For years, Georgia environmentalists have wondered if the Environmental Protection Agency would wield a federal rule forbidding storing heavy metal-laden and cancer-causing coal ash in groundwater with the same resolve they used in Ohio and Alabama

A letter sent from EPA to the Georgia Environmental Protection Division this month indicates they are.

The letter takes EPD to task for a final closure permit at Georgia Power’s Plant Hammond near Rome. EPA says the permit issued last September likely breaks the groundwater rule. About 10% of the Hammond coal ash remains in the aquifer. 

Chris Bowers, senior attorney with the Southern Environmental Law Center, described the letter as “yanking EPD’s chain.”

“Well, the letter is what I would call a politely worded smackdown of Georgia EPD's misinterpretation of the closure standards for ash,” Bowers said.  

While most states have always been made to follow the EPA lead on the long-term storage of the material left over from burning coal to make electricity, Georgia was handed control of its own coal ash program under one condition: Closure permits must be at least as stringent as the federal standard. 

Meanwhile, EPD has so far voiced no opposition to Georgia Power’s requests to leave other coal ash enclosures in a state of unlined closure vulnerable to infiltration by groundwater.

In the letter to EPD, EPA Region 4 Administrator Jeneanne Gettles said those plans do not satisfy the deal EPD made to run its own program.  

“The Agency is unaware of a circumstance where these standards could be, or have been, met when the waste in a closed, unlined impoundment remains in contact with groundwater that freely migrates in and out of the [coal ash] remaining in the closed unit,” Gettles said.

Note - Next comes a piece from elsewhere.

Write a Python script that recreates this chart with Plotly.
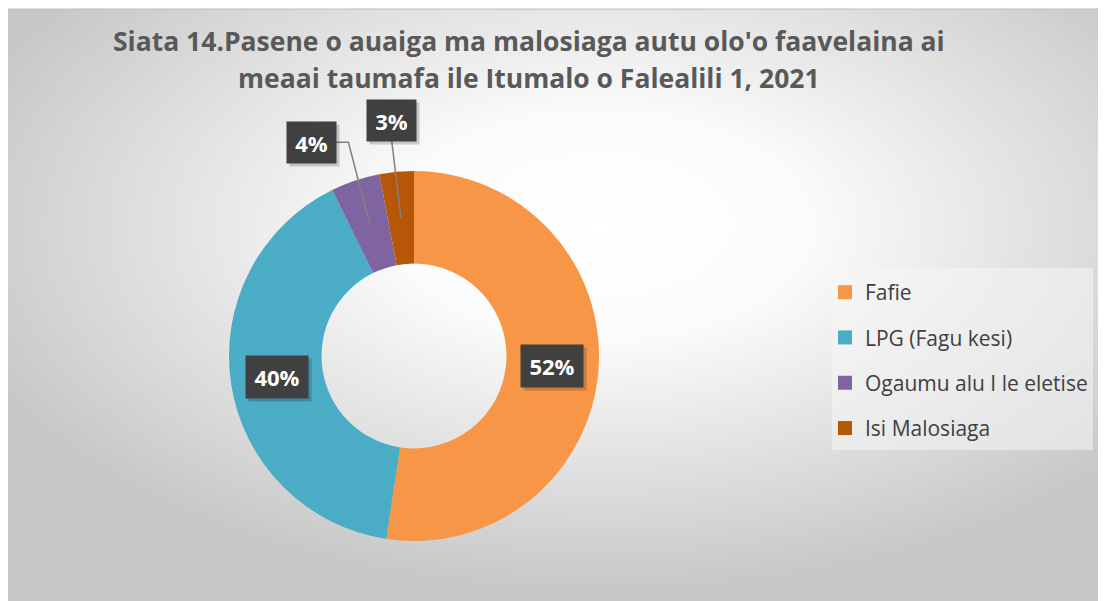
import math, base64
import plotly.graph_objects as go

# ---- data ----
categories = ["Fafie", "LPG (Fagu kesi)", "Ogaumu alu I le eletise", "Isi Malosiaga"]
values = [52.4, 40.3, 4.3, 3.0]
colors = ["#F79646", "#4BACC6", "#8064A2", "#B65708"]
title_lines = ["Siata 14.Pasene o auaiga ma malosiaga autu olo'o faavelaina ai",
               "meaai taumafa ile Itumalo o Falealili 1, 2021"]

W, H = 1106, 601
OX, OY = 8, 8  # page body margin
def X(px): return (px - OX) / W
def Y(py): return 1 - (py - OY) / H

# donut geometry (screen pixels)
CX, CY, R = 414, 356, 185
HOLE = 0.5

fig = go.Figure()

fig.add_trace(go.Pie(
    labels=categories, values=values, marker=dict(colors=colors, line=dict(width=0)),
    hole=HOLE, sort=False, direction="clockwise", rotation=0,
    textinfo="none", showlegend=False, hoverinfo="label+percent",
    domain=dict(x=[X(CX - R), X(CX + R)], y=[Y(CY + R), Y(CY - R)]),
))

# legend via marker-only traces (one group per category for spacing)
for c, col in zip(categories, colors):
    fig.add_trace(go.Scatter(x=[None], y=[None], mode="markers", name=c,
                             legendgroup=c,
                             marker=dict(symbol="square", size=14, color=col)))

# background radial gradient
svg = ('<svg xmlns="http://www.w3.org/2000/svg" width="1102" height="592" viewBox="0 0 1102 592" preserveAspectRatio="none">'
       '<defs><radialGradient id="g" cx="0.54" cy="0.36" r="0.62">'
       '<stop offset="0" stop-color="#ffffff"/><stop offset="0.3" stop-color="#fbfbfb"/>'
       '<stop offset="1" stop-color="#c6c6c6"/></radialGradient></defs>'
       '<rect width="1102" height="592" fill="url(#g)"/></svg>')
src = "data:image/svg+xml;base64," + base64.b64encode(svg.encode()).decode()

shapes = [dict(type="rect", xref="paper", yref="paper", x0=X(4), x1=X(1110), y0=Y(610), y1=Y(9),
               line=dict(color="#bdbdbd", width=1), fillcolor="rgba(0,0,0,0)", layer="below"),
          # legend panel
          dict(type="rect", xref="paper", yref="paper", x0=X(832), x1=X(1093), y0=Y(450), y1=Y(268),
               line=dict(width=0), fillcolor="rgba(246,246,246,0.55)", layer="below")]
annotations = []

total = sum(values)
cum = 0
for i, v in enumerate(values):
    frac = v / total
    mid = cum + frac / 2
    cum += frac
    ang = math.radians(360 * mid)
    txt = f"{round(frac*100)}%"
    ax_ = CX + 0.75 * R * math.sin(ang)
    ay_ = CY - 0.75 * R * math.cos(ang)
    if frac >= 0.05:
        bx, by, bw, bh = ax_, ay_, 56, 36
    else:
        nudge = -7 if i == 2 else 0
        a2 = math.radians(360 * mid + nudge)
        rr = 1.28 * R
        bx = CX + rr * math.sin(a2)
        by = CY - rr * math.cos(a2)
        bw, bh = 43, 35
        half_w = bw / 2 + 3
        half_h = bh / 2 + 3
        if ax_ > bx + half_w:
            p = f"M {X(bx+half_w)},{Y(by)} L {X(bx+half_w+12)},{Y(by)} L {X(ax_)},{Y(ay_)}"
        else:
            p = f"M {X(bx)},{Y(by+half_h)} L {X(ax_)},{Y(ay_)}"
        shapes.append(dict(type="path", xref="paper", yref="paper", path=p,
                           line=dict(color="#808080", width=1.5)))
    # shadow
    annotations.append(dict(x=X(bx + 3), y=Y(by + 3), xref="paper", yref="paper", showarrow=False,
                            xanchor="center", yanchor="middle",
                            text=" ", width=bw, height=bh, borderpad=3,
                            bgcolor="rgba(0,0,0,0.18)", font=dict(size=22)))
    annotations.append(dict(x=X(bx), y=Y(by), xref="paper", yref="paper", showarrow=False,
                            xanchor="center", yanchor="middle",
                            text=f"<b>{txt}</b>", width=bw, height=bh, borderpad=3,
                            bgcolor="#404040", font=dict(family="Open Sans", size=22, color="white")))

for line, ty in zip(title_lines, [41, 78]):
    annotations.append(dict(x=X(529), y=Y(ty), xref="paper", yref="paper", xanchor="center",
                            yanchor="middle", showarrow=False, text=f"<b>{line}</b>",
                            font=dict(family="Open Sans", size=26.5, color="#595959")))

fig.update_layout(
    width=W, height=H,
    margin=dict(l=0, r=0, t=0, b=0),
    paper_bgcolor="white", plot_bgcolor="rgba(0,0,0,0)",
    xaxis=dict(visible=False), yaxis=dict(visible=False),
    images=[dict(source=src, xref="paper", yref="paper", x=X(4), y=Y(9),
                 sizex=X(1110) - X(4), sizey=Y(9) - Y(610), xanchor="left", yanchor="top",
                 sizing="stretch", layer="below")],
    shapes=shapes, annotations=annotations,
    legend=dict(x=X(825), y=Y(272), xanchor="left", yanchor="top",
                bgcolor="rgba(0,0,0,0)", borderwidth=0,
                font=dict(family="Open Sans", size=21, color="#404040"),
                tracegroupgap=15, itemwidth=30),
    showlegend=True,
)

fig.write_html("out.html")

In correspondence between the two agencies obtained by GPB, EPA personnel voiced concerns about the groundwater at Plant Hammond right up until the point in September of last year that the final closure permit was issued. 

In one document, the EPA shared a table describing how coal ash at some monitoring wells was found to be sometimes a dozen feet deep in the water flowing through the Northwest Georgia topography.

The new attention to how EPD is running its permitting process has clear implications for permits not yet issued at other larger coal ash sites, such as at Georgia Power’s Plant Scherer in Monroe County. Altamaha Riverkeeper Fletcher Sams said Plant Scherer closure plans would leave coal ash some 25 feet in groundwater there. 

Residents around the Scherer ash pond have worried for years about the connection between the drinking water they draw from the same aquifer and various illnesses, including some rare cancers.

“I mean, we have told the power company, we have told legislators, we have told EPD, you told the governor that these plans are illegal,” Sams said. “We've been saying that for years. And now EPA is saying what we've been saying.” 

The difference, Sams said, is that the EPA has the authority to take control of Georgia coal ash management back from the state. 

Both Fletcher Sams the riverkeeper and attorney Chris Bowers of the SELC agree the EPA letter may be the first step in that process.

In an official comment on the letter, Georgia Power said their ash pond closure plans are designed to comply with both the federal and state coal ash rules.

Georgia EPD did not respond to requests for comment by deadline.

Correction

A photo caption in an earlier version of this story said the ash pond at Georgia Power's Plant Scherer was still accepting new coal combustion residuals, or coal ash. The pond actually quit receiving new coal ash in 2020.